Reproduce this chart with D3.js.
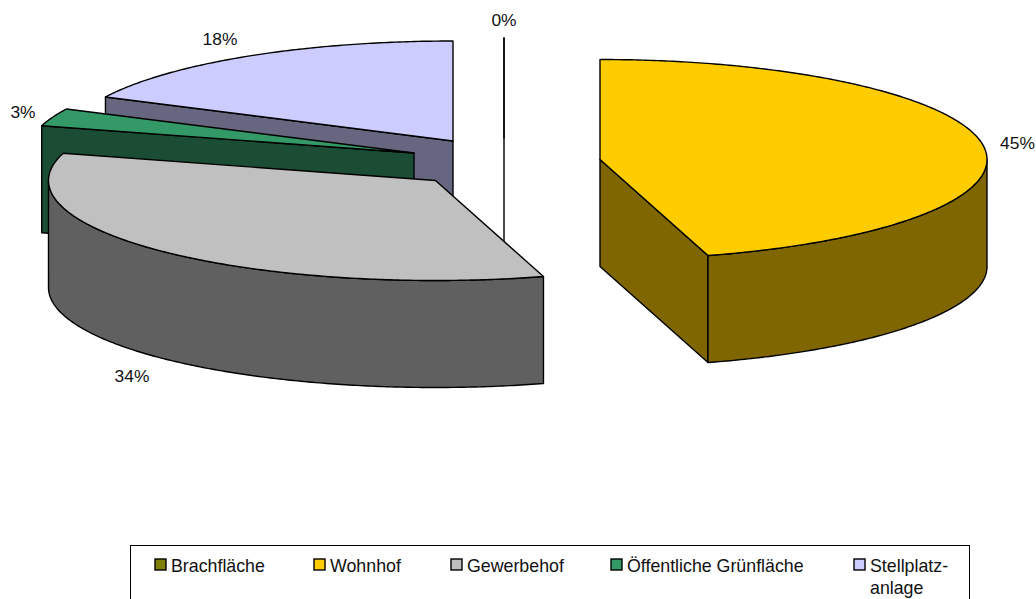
<!DOCTYPE html>
<html><head><meta charset="utf-8">
<script src="https://cdn.jsdelivr.net/npm/d3@7"></script>
<style>html,body{margin:0;padding:0;background:#fff}svg{display:block}text{font-family:"Liberation Sans",Arial,sans-serif;font-size:17.4px;fill:#111}text.lg{font-size:17.8px}</style>
</head><body><svg id="c" width="1036" height="599"></svg>
<script>
const categories = ["Brachfläche","Wohnhof","Gewerbehof","Öffentliche Grünfläche","Stellplatz-anlage"];
const shares = [0,45.5,33.9,2.85,17.75];
const percentLabels = ["0%","45%","34%","3%","18%"];
const topColors = ["#808000","#FFCC00","#C0C0C0","#339966","#CCCCFF"];
const wallColors = ["#404000","#806600","#606060","#1A4D33","#666680"];
const centers = [[504,138],[600,159.5],[435.5,180.5],[414,153],[453,141]];
const labelAt = [[504,26],[1017.5,149],[132,382],[23,118],[220,45]];
const legendSwatchX = [155,314,451,611,854];
const legendLines = [["Brachfläche"],["Wohnhof"],["Gewerbehof"],["Öffentliche Grünfläche"],["Stellplatz-","anlage"]];
const drawOrder = [0,4,3,2,1];

const rx=387, ry=100, depth=107;
const svg=d3.select("#c");
const pie=d3.pie().sort(null).value(d=>d);
const arcs=pie(shares);
const line=d3.line();
const arcPts=(c,a0,a1,dy=0)=>{
  const n=Math.max(1,Math.ceil(Math.abs(a1-a0)/0.01));
  return d3.range(n+1).map(i=>{const a=a0+(a1-a0)*i/n;return [c[0]+rx*Math.sin(a),c[1]-ry*Math.cos(a)+dy];});
};
const draw=(g,pts,fill)=>g.append("path").attr("d",line(pts)+"Z").attr("fill",fill)
  .attr("stroke","#000").attr("stroke-width",1.4).attr("stroke-linejoin","round");

drawOrder.forEach(i=>{
  const a=arcs[i],c=centers[i],g=svg.append("g");
  const base=[c[0],c[1]+depth];
  const a0=a.startAngle,a1=a.endAngle,PI=Math.PI;
  if(a0>PI){const p=arcPts(c,a0,a0)[0];draw(g,[c,p,[p[0],p[1]+depth],base],wallColors[i]);}
  if(a1<PI){const p=arcPts(c,a1,a1)[0];draw(g,[c,p,[p[0],p[1]+depth],base],wallColors[i]);}
  const w0=Math.max(a0,PI/2),w1=Math.min(a1,3*PI/2);
  if(w1>w0){draw(g,[...arcPts(c,w0,w1),...arcPts(c,w0,w1,depth).reverse()],wallColors[i]);}
  draw(g,[c,...arcPts(c,a0,a1)],topColors[i]);
});

arcs.forEach((a,i)=>{
  svg.append("text").attr("x",labelAt[i][0]).attr("y",labelAt[i][1]).attr("text-anchor","middle").text(percentLabels[i]);
});

svg.append("rect").attr("x",130.5).attr("y",545.5).attr("width",839).attr("height",60).attr("fill","#fff").attr("stroke","#000").attr("stroke-width",1);
categories.forEach((c,i)=>{
  const x=legendSwatchX[i];
  svg.append("rect").attr("x",x).attr("y",559).attr("width",11).attr("height",11).attr("fill",topColors[i]).attr("stroke","#000").attr("stroke-width",1.4);
  legendLines[i].forEach((t,j)=>svg.append("text").attr("class","lg").attr("x",x+16).attr("y",572+j*21.5).text(t));
});
</script></body></html>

▸ **SHORT TASK**
Print each line of the material above exactly, with the pictures removed from your copy.

▸ **TASK OUTPUT**
Reproduce this chart with D3.js.
<!DOCTYPE html>
<html><head><meta charset="utf-8">
<script src="https://cdn.jsdelivr.net/npm/d3@7"></script>
<style>html,body{margin:0;padding:0;background:#fff}svg{display:block}text{font-family:"Liberation Sans",Arial,sans-serif;font-size:17.4px;fill:#111}text.lg{font-size:17.8px}</style>
</head><body><svg id="c" width="1036" height="599"></svg>
<script>
const categories = ["Brachfläche","Wohnhof","Gewerbehof","Öffentliche Grünfläche","Stellplatz-anlage"];
const shares = [0,45.5,33.9,2.85,17.75];
const percentLabels = ["0%","45%","34%","3%","18%"];
const topColors = ["#808000","#FFCC00","#C0C0C0","#339966","#CCCCFF"];
const wallColors = ["#404000","#806600","#606060","#1A4D33","#666680"];
const centers = [[504,138],[600,159.5],[435.5,180.5],[414,153],[453,141]];
const labelAt = [[504,26],[1017.5,149],[132,382],[23,118],[220,45]];
const legendSwatchX = [155,314,451,611,854];
const legendLines = [["Brachfläche"],["Wohnhof"],["Gewerbehof"],["Öffentliche Grünfläche"],["Stellplatz-","anlage"]];
const drawOrder = [0,4,3,2,1];

const rx=387, ry=100, depth=107;
const svg=d3.select("#c");
const pie=d3.pie().sort(null).value(d=>d);
const arcs=pie(shares);
const line=d3.line();
const arcPts=(c,a0,a1,dy=0)=>{
  const n=Math.max(1,Math.ceil(Math.abs(a1-a0)/0.01));
  return d3.range(n+1).map(i=>{const a=a0+(a1-a0)*i/n;return [c[0]+rx*Math.sin(a),c[1]-ry*Math.cos(a)+dy];});
};
const draw=(g,pts,fill)=>g.append("path").attr("d",line(pts)+"Z").attr("fill",fill)
  .attr("stroke","#000").attr("stroke-width",1.4).attr("stroke-linejoin","round");

drawOrder.forEach(i=>{
  const a=arcs[i],c=centers[i],g=svg.append("g");
  const base=[c[0],c[1]+depth];
  const a0=a.startAngle,a1=a.endAngle,PI=Math.PI;
  if(a0>PI){const p=arcPts(c,a0,a0)[0];draw(g,[c,p,[p[0],p[1]+depth],base],wallColors[i]);}
  if(a1<PI){const p=arcPts(c,a1,a1)[0];draw(g,[c,p,[p[0],p[1]+depth],base],wallColors[i]);}
  const w0=Math.max(a0,PI/2),w1=Math.min(a1,3*PI/2);
  if(w1>w0){draw(g,[...arcPts(c,w0,w1),...arcPts(c,w0,w1,depth).reverse()],wallColors[i]);}
  draw(g,[c,...arcPts(c,a0,a1)],topColors[i]);
});

arcs.forEach((a,i)=>{
  svg.append("text").attr("x",labelAt[i][0]).attr("y",labelAt[i][1]).attr("text-anchor","middle").text(percentLabels[i]);
});

svg.append("rect").attr("x",130.5).attr("y",545.5).attr("width",839).attr("height",60).attr("fill","#fff").attr("stroke","#000").attr("stroke-width",1);
categories.forEach((c,i)=>{
  const x=legendSwatchX[i];
  svg.append("rect").attr("x",x).attr("y",559).attr("width",11).attr("height",11).attr("fill",topColors[i]).attr("stroke","#000").attr("stroke-width",1.4);
  legendLines[i].forEach((t,j)=>svg.append("text").attr("class","lg").attr("x",x+16).attr("y",572+j*21.5).text(t));
});
</script></body></html>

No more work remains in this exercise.